- PROBLEM
Output each line exactly as it appears, skipping any embedded picture.

- DATA EXCERPT
## start
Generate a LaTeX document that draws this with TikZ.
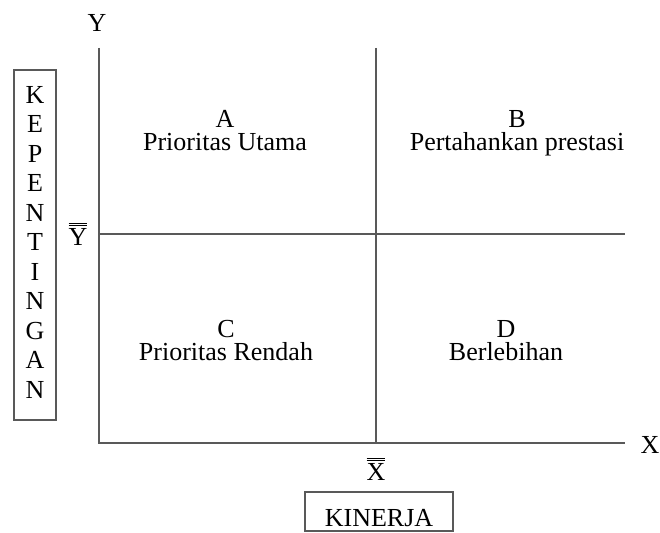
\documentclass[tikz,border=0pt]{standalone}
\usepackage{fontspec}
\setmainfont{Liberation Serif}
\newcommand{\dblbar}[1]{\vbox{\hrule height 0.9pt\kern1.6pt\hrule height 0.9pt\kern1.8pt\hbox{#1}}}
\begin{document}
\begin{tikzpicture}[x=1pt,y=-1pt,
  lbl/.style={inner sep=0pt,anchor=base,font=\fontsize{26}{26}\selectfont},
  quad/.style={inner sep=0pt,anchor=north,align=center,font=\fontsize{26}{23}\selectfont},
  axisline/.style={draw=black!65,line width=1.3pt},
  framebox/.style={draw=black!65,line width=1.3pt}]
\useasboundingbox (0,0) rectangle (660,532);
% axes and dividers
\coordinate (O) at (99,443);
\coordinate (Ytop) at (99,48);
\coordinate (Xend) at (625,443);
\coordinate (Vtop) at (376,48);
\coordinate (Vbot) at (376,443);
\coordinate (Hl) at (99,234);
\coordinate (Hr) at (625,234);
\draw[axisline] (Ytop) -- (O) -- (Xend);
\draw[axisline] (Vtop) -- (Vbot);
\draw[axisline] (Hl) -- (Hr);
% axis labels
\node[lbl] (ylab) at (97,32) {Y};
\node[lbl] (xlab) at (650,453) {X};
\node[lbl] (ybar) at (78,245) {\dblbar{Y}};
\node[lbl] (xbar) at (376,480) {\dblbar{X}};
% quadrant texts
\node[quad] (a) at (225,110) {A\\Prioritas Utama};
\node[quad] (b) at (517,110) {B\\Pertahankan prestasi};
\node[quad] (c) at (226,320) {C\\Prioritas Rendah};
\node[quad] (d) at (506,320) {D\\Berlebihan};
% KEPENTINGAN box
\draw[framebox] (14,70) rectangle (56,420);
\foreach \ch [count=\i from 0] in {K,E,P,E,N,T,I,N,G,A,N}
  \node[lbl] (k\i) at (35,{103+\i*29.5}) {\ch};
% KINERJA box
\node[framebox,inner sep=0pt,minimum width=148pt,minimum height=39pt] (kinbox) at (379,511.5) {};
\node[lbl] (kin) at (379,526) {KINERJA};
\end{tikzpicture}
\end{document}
## end
- EXERCISE RESULT
Generate a LaTeX document that draws this with TikZ.
\documentclass[tikz,border=0pt]{standalone}
\usepackage{fontspec}
\setmainfont{Liberation Serif}
\newcommand{\dblbar}[1]{\vbox{\hrule height 0.9pt\kern1.6pt\hrule height 0.9pt\kern1.8pt\hbox{#1}}}
\begin{document}
\begin{tikzpicture}[x=1pt,y=-1pt,
  lbl/.style={inner sep=0pt,anchor=base,font=\fontsize{26}{26}\selectfont},
  quad/.style={inner sep=0pt,anchor=north,align=center,font=\fontsize{26}{23}\selectfont},
  axisline/.style={draw=black!65,line width=1.3pt},
  framebox/.style={draw=black!65,line width=1.3pt}]
\useasboundingbox (0,0) rectangle (660,532);
% axes and dividers
\coordinate (O) at (99,443);
\coordinate (Ytop) at (99,48);
\coordinate (Xend) at (625,443);
\coordinate (Vtop) at (376,48);
\coordinate (Vbot) at (376,443);
\coordinate (Hl) at (99,234);
\coordinate (Hr) at (625,234);
\draw[axisline] (Ytop) -- (O) -- (Xend);
\draw[axisline] (Vtop) -- (Vbot);
\draw[axisline] (Hl) -- (Hr);
% axis labels
\node[lbl] (ylab) at (97,32) {Y};
\node[lbl] (xlab) at (650,453) {X};
\node[lbl] (ybar) at (78,245) {\dblbar{Y}};
\node[lbl] (xbar) at (376,480) {\dblbar{X}};
% quadrant texts
\node[quad] (a) at (225,110) {A\\Prioritas Utama};
\node[quad] (b) at (517,110) {B\\Pertahankan prestasi};
\node[quad] (c) at (226,320) {C\\Prioritas Rendah};
\node[quad] (d) at (506,320) {D\\Berlebihan};
% KEPENTINGAN box
\draw[framebox] (14,70) rectangle (56,420);
\foreach \ch [count=\i from 0] in {K,E,P,E,N,T,I,N,G,A,N}
  \node[lbl] (k\i) at (35,{103+\i*29.5}) {\ch};
% KINERJA box
\node[framebox,inner sep=0pt,minimum width=148pt,minimum height=39pt] (kinbox) at (379,511.5) {};
\node[lbl] (kin) at (379,526) {KINERJA};
\end{tikzpicture}
\end{document}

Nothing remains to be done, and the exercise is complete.